# Dataset extract
************

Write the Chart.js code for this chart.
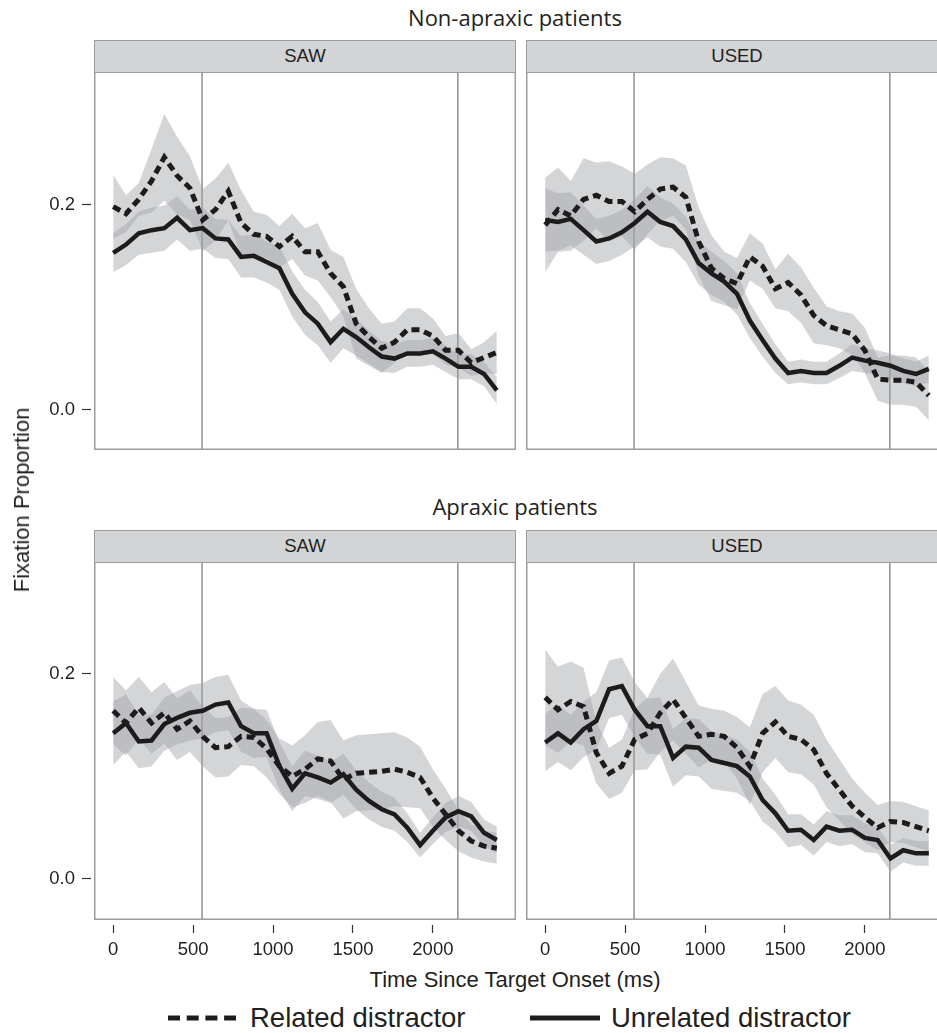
<!DOCTYPE html>
<html>
<head>
<meta charset="utf-8">
<script src="https://cdn.jsdelivr.net/npm/chart.js@4.4.1/dist/chart.umd.min.js"></script>
<style>
  html, body { margin: 0; padding: 0; width: 937px; height: 1033px; overflow: hidden; background: #fff; }
  .abs { position: absolute; }
  .row-title { font-family: "Open Sans", sans-serif; font-size: 22px; color: #231f20; text-align: center; left: 88px; width: 854px; }
  .strip { box-sizing: border-box; height: 33px; width: 422px; background: #d3d4d6; border: 1.5px solid #9b9c9e;
           font-family: "Liberation Sans", Arial, sans-serif; font-size: 18.5px; color: #231f20; text-align: center; line-height: 30px; }
  .axis-title { font-family: "Liberation Sans", Arial, sans-serif; font-size: 22px; color: #231f20; white-space: nowrap; }
  .legend-text { font-family: "Liberation Sans", Arial, sans-serif; font-size: 27.5px; color: #231f20; white-space: nowrap; line-height: 30px; }
  canvas { position: absolute; }
</style>
</head>
<body>

<div class="abs row-title" style="top:2px">Non-apraxic patients</div>
<div class="abs row-title" style="top:491px">Apraxic patients</div>

<div class="abs strip" style="left:94px; top:40px">SAW</div>
<div class="abs strip" style="left:526px; top:40px">USED</div>
<div class="abs strip" style="left:94px; top:530px">SAW</div>
<div class="abs strip" style="left:526px; top:530px">USED</div>

<canvas id="tl" width="516" height="378" style="left:0; top:72px"></canvas>
<canvas id="tr" width="422" height="378" style="left:526px; top:72px"></canvas>
<canvas id="bl" width="516" height="398" style="left:0; top:562px"></canvas>
<canvas id="br" width="422" height="398" style="left:526px; top:562px"></canvas>

<div class="abs axis-title" style="left:22px; top:500px; transform: translate(-50%, -50%) rotate(-90deg)">Fixation Proportion</div>
<div class="abs axis-title" style="left:515px; top:980px; transform: translate(-50%, -50%)">Time Since Target Onset (ms)</div>

<svg class="abs" style="left:166px; top:1008px" width="72" height="20">
  <line x1="2" y1="10" x2="70" y2="10" stroke="#1c1c1c" stroke-width="5" stroke-dasharray="12 6.7"/>
</svg>
<div class="abs legend-text" style="left:250px; top:1003px">Related distractor</div>
<svg class="abs" style="left:528px; top:1008px" width="74" height="20">
  <line x1="2" y1="10" x2="72" y2="10" stroke="#1c1c1c" stroke-width="5"/>
</svg>
<div class="abs legend-text" style="left:611px; top:1003px">Unrelated distractor</div>

<script>
// time bins (ms)
const times = [0, 80, 160, 240, 320, 400, 480, 560, 640, 720, 800, 880, 960, 1040, 1120, 1200,
  1280, 1360, 1440, 1520, 1600, 1680, 1760, 1840, 1920, 2000, 2080, 2160, 2240, 2320, 2400];
const xTicks = [0, 500, 1000, 1500, 2000];
const yTicks = [0.0, 0.2];
const markers = [556, 2156];
const topRange = [-0.039, 0.329];
const bottomRange = [-0.040, 0.309];

// Non-apraxic, SAW
const nonSawRelated = [0.198, 0.191, 0.205, 0.223, 0.246, 0.228, 0.216, 0.185, 0.195, 0.213, 0.182, 0.171, 0.169, 0.159, 0.169, 0.154,
  0.154, 0.133, 0.120, 0.084, 0.071, 0.060, 0.066, 0.078, 0.078, 0.072, 0.058, 0.058, 0.046, 0.051, 0.056];
const nonSawRelatedSe = [0.031, 0.018, 0.016, 0.031, 0.042, 0.038, 0.031, 0.030, 0.030, 0.028, 0.032, 0.022, 0.021, 0.020, 0.022, 0.023,
  0.028, 0.023, 0.029, 0.034, 0.028, 0.024, 0.020, 0.021, 0.021, 0.017, 0.014, 0.017, 0.013, 0.015, 0.021];
const nonSawUnrelated = [0.153, 0.161, 0.172, 0.175, 0.177, 0.187, 0.175, 0.177, 0.167, 0.166, 0.149, 0.150, 0.144, 0.138, 0.113, 0.095,
  0.084, 0.066, 0.079, 0.071, 0.061, 0.052, 0.050, 0.055, 0.055, 0.057, 0.050, 0.042, 0.042, 0.035, 0.019];
const nonSawUnrelatedSe = [0.019, 0.020, 0.021, 0.022, 0.022, 0.021, 0.020, 0.020, 0.019, 0.019, 0.020, 0.021, 0.020, 0.021, 0.022, 0.022,
  0.021, 0.020, 0.019, 0.018, 0.016, 0.015, 0.014, 0.013, 0.013, 0.013, 0.013, 0.012, 0.012, 0.012, 0.013];

// Non-apraxic, USED
const nonUsedRelated = [0.180, 0.195, 0.189, 0.205, 0.209, 0.203, 0.203, 0.193, 0.205, 0.215, 0.217, 0.207, 0.164, 0.138, 0.128, 0.123,
  0.149, 0.140, 0.118, 0.124, 0.112, 0.092, 0.082, 0.078, 0.074, 0.058, 0.030, 0.029, 0.029, 0.027, 0.014];
const nonUsedRelatedSe = [0.046, 0.041, 0.034, 0.040, 0.032, 0.039, 0.034, 0.037, 0.034, 0.031, 0.028, 0.031, 0.033, 0.032, 0.026, 0.025,
  0.023, 0.022, 0.019, 0.028, 0.027, 0.027, 0.019, 0.018, 0.020, 0.022, 0.021, 0.024, 0.024, 0.024, 0.024];
const nonUsedUnrelated = [0.185, 0.183, 0.186, 0.175, 0.164, 0.167, 0.173, 0.182, 0.193, 0.183, 0.179, 0.166, 0.143, 0.133, 0.125, 0.113,
  0.087, 0.068, 0.050, 0.036, 0.038, 0.036, 0.036, 0.043, 0.051, 0.048, 0.046, 0.043, 0.038, 0.035, 0.040];
const nonUsedUnrelatedSe = [0.031, 0.028, 0.026, 0.024, 0.022, 0.022, 0.022, 0.023, 0.025, 0.024, 0.022, 0.022, 0.021, 0.021, 0.020, 0.020,
  0.017, 0.016, 0.014, 0.011, 0.011, 0.011, 0.011, 0.012, 0.013, 0.012, 0.012, 0.012, 0.012, 0.012, 0.013];

// Apraxic, SAW
const aprSawRelated = [0.164, 0.152, 0.167, 0.152, 0.162, 0.146, 0.154, 0.139, 0.128, 0.129, 0.139, 0.138, 0.127, 0.110, 0.100, 0.107,
  0.117, 0.115, 0.097, 0.103, 0.104, 0.105, 0.107, 0.104, 0.099, 0.079, 0.063, 0.047, 0.037, 0.032, 0.030];
const aprSawRelatedSe = [0.033, 0.032, 0.030, 0.030, 0.030, 0.030, 0.030, 0.029, 0.029, 0.029, 0.028, 0.028, 0.028, 0.027, 0.030, 0.033,
  0.036, 0.040, 0.038, 0.037, 0.037, 0.037, 0.036, 0.034, 0.030, 0.028, 0.025, 0.020, 0.016, 0.015, 0.015];
const aprSawUnrelated = [0.142, 0.152, 0.134, 0.135, 0.151, 0.157, 0.162, 0.164, 0.170, 0.172, 0.149, 0.142, 0.142, 0.110, 0.088, 0.103,
  0.099, 0.094, 0.102, 0.087, 0.076, 0.068, 0.063, 0.050, 0.033, 0.047, 0.060, 0.066, 0.061, 0.045, 0.038];
const aprSawUnrelatedSe = [0.031, 0.028, 0.026, 0.025, 0.026, 0.026, 0.027, 0.027, 0.027, 0.027, 0.025, 0.024, 0.023, 0.023, 0.022, 0.022,
  0.021, 0.020, 0.020, 0.019, 0.018, 0.017, 0.016, 0.014, 0.012, 0.013, 0.014, 0.015, 0.014, 0.013, 0.013];

// Apraxic, USED
const aprUsedRelated = [0.177, 0.165, 0.173, 0.168, 0.123, 0.103, 0.110, 0.136, 0.142, 0.162, 0.175, 0.157, 0.139, 0.141, 0.139, 0.128,
  0.110, 0.142, 0.153, 0.139, 0.136, 0.126, 0.103, 0.087, 0.071, 0.060, 0.050, 0.056, 0.055, 0.051, 0.047];
const aprUsedRelatedSe = [0.047, 0.042, 0.039, 0.038, 0.030, 0.025, 0.026, 0.030, 0.035, 0.038, 0.040, 0.035, 0.030, 0.025, 0.025, 0.030,
  0.038, 0.038, 0.035, 0.035, 0.034, 0.034, 0.033, 0.030, 0.027, 0.024, 0.022, 0.020, 0.020, 0.020, 0.020];
const aprUsedUnrelated = [0.133, 0.142, 0.133, 0.146, 0.154, 0.185, 0.188, 0.165, 0.149, 0.149, 0.118, 0.129, 0.128, 0.116, 0.113, 0.110,
  0.100, 0.077, 0.064, 0.047, 0.048, 0.038, 0.051, 0.047, 0.048, 0.040, 0.038, 0.020, 0.028, 0.025, 0.025];
const aprUsedUnrelatedSe = [0.028, 0.028, 0.027, 0.027, 0.028, 0.028, 0.028, 0.027, 0.027, 0.028, 0.028, 0.028, 0.028, 0.028, 0.027, 0.026,
  0.024, 0.021, 0.018, 0.016, 0.015, 0.015, 0.015, 0.015, 0.014, 0.014, 0.013, 0.013, 0.012, 0.012, 0.012];

const INK = "#1c1c1c";
const RIBBON = "rgba(160, 162, 166, 0.45)";
const CLEAR = "rgba(0, 0, 0, 0)";
const FONT = "'Liberation Sans', Arial, sans-serif";

// frame around the plot area, like a ggplot panel border
const panelBorder = {
  id: "panelBorder",
  afterDraw(chart) {
    const { ctx, chartArea: a } = chart;
    ctx.save();
    ctx.strokeStyle = "#9b9c9e";
    ctx.lineWidth = 1.5;
    ctx.strokeRect(a.left + 0.75, a.top, a.right - a.left - 1.5, a.bottom - a.top - 0.75);
    ctx.restore();
  }
};

// mean line (sign 0) or ribbon edge (sign +1 / -1)
const pts = (vals, se, sign = 0) => times.map((t, i) => ({ x: t, y: vals[i] + sign * (se ? se[i] : 0) }));

function panel(id, rel, relSe, unrel, unrelSe, range, showY, showX) {
  const datasets = [
    { data: pts(rel), borderColor: INK, borderWidth: 5, borderDash: [8, 5], borderCapStyle: "butt" },
    { data: pts(unrel), borderColor: INK, borderWidth: 4.5 },
    { data: pts(rel, relSe, 1), borderColor: CLEAR, borderWidth: 1, backgroundColor: RIBBON, fill: "+1" },
    { data: pts(rel, relSe, -1), borderColor: CLEAR, borderWidth: 1 },
    { data: pts(unrel, unrelSe, 1), borderColor: CLEAR, borderWidth: 1, backgroundColor: RIBBON, fill: "+1" },
    { data: pts(unrel, unrelSe, -1), borderColor: CLEAR, borderWidth: 1 }
  ];
  markers.forEach(m => datasets.push({
    data: [{ x: m, y: range[0] }, { x: m, y: range[1] }],
    borderColor: "#8e8f91", borderWidth: 1.5
  }));

  new Chart(document.getElementById(id), {
    type: "line",
    data: { datasets },
    options: {
      responsive: false,
      animation: false,
      layout: { padding: 0 },
      elements: { point: { radius: 0 }, line: { tension: 0, fill: false } },
      plugins: { legend: { display: false }, tooltip: { enabled: false } },
      scales: {
        x: {
          type: "linear", min: -120, max: 2520, display: showX,
          afterBuildTicks: s => { s.ticks = xTicks.map(v => ({ value: v })); },
          afterFit: s => { if (showX) s.height = 40; s.paddingLeft = 0; s.paddingRight = 0; },
          border: { display: false },
          grid: { drawOnChartArea: false, tickLength: 13, tickColor: "#333", tickWidth: 1.2, tickBorderDash: [0, 5, 8, 100] },
          ticks: { padding: 6, maxRotation: 0, color: "#231f20", font: { family: FONT, size: 18.5 }, callback: v => String(v) }
        },
        y: {
          type: "linear", min: range[0], max: range[1], display: showY,
          afterBuildTicks: s => { s.ticks = yTicks.map(v => ({ value: v })); },
          afterFit: s => { if (showY) s.width = 94; s.paddingTop = 0; s.paddingBottom = 0; },
          border: { display: false },
          grid: { drawOnChartArea: false, tickLength: 12, tickColor: "#333", tickWidth: 1.2, tickBorderDash: [9, 100] },
          ticks: { padding: 7, color: "#231f20", font: { family: FONT, size: 18.5 }, callback: v => v.toFixed(1) }
        }
      }
    },
    plugins: [panelBorder]
  });
}

panel("tl", nonSawRelated, nonSawRelatedSe, nonSawUnrelated, nonSawUnrelatedSe, topRange, true, false);
panel("tr", nonUsedRelated, nonUsedRelatedSe, nonUsedUnrelated, nonUsedUnrelatedSe, topRange, false, false);
panel("bl", aprSawRelated, aprSawRelatedSe, aprSawUnrelated, aprSawUnrelatedSe, bottomRange, true, true);
panel("br", aprUsedRelated, aprUsedRelatedSe, aprUsedUnrelated, aprUsedUnrelatedSe, bottomRange, false, true);
</script>
</body>
</html>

************

# Directive
Quote, please, every line of the material above from its start through the line that has "Target Onset (ms)</div>", reproducing the words exactly and dropping any images.

# Complete output
Write the Chart.js code for this chart.
<!DOCTYPE html>
<html>
<head>
<meta charset="utf-8">
<script src="https://cdn.jsdelivr.net/npm/chart.js@4.4.1/dist/chart.umd.min.js"></script>
<style>
  html, body { margin: 0; padding: 0; width: 937px; height: 1033px; overflow: hidden; background: #fff; }
  .abs { position: absolute; }
  .row-title { font-family: "Open Sans", sans-serif; font-size: 22px; color: #231f20; text-align: center; left: 88px; width: 854px; }
  .strip { box-sizing: border-box; height: 33px; width: 422px; background: #d3d4d6; border: 1.5px solid #9b9c9e;
           font-family: "Liberation Sans", Arial, sans-serif; font-size: 18.5px; color: #231f20; text-align: center; line-height: 30px; }
  .axis-title { font-family: "Liberation Sans", Arial, sans-serif; font-size: 22px; color: #231f20; white-space: nowrap; }
  .legend-text { font-family: "Liberation Sans", Arial, sans-serif; font-size: 27.5px; color: #231f20; white-space: nowrap; line-height: 30px; }
  canvas { position: absolute; }
</style>
</head>
<body>

<div class="abs row-title" style="top:2px">Non-apraxic patients</div>
<div class="abs row-title" style="top:491px">Apraxic patients</div>

<div class="abs strip" style="left:94px; top:40px">SAW</div>
<div class="abs strip" style="left:526px; top:40px">USED</div>
<div class="abs strip" style="left:94px; top:530px">SAW</div>
<div class="abs strip" style="left:526px; top:530px">USED</div>

<canvas id="tl" width="516" height="378" style="left:0; top:72px"></canvas>
<canvas id="tr" width="422" height="378" style="left:526px; top:72px"></canvas>
<canvas id="bl" width="516" height="398" style="left:0; top:562px"></canvas>
<canvas id="br" width="422" height="398" style="left:526px; top:562px"></canvas>

<div class="abs axis-title" style="left:22px; top:500px; transform: translate(-50%, -50%) rotate(-90deg)">Fixation Proportion</div>
<div class="abs axis-title" style="left:515px; top:980px; transform: translate(-50%, -50%)">Time Since Target Onset (ms)</div>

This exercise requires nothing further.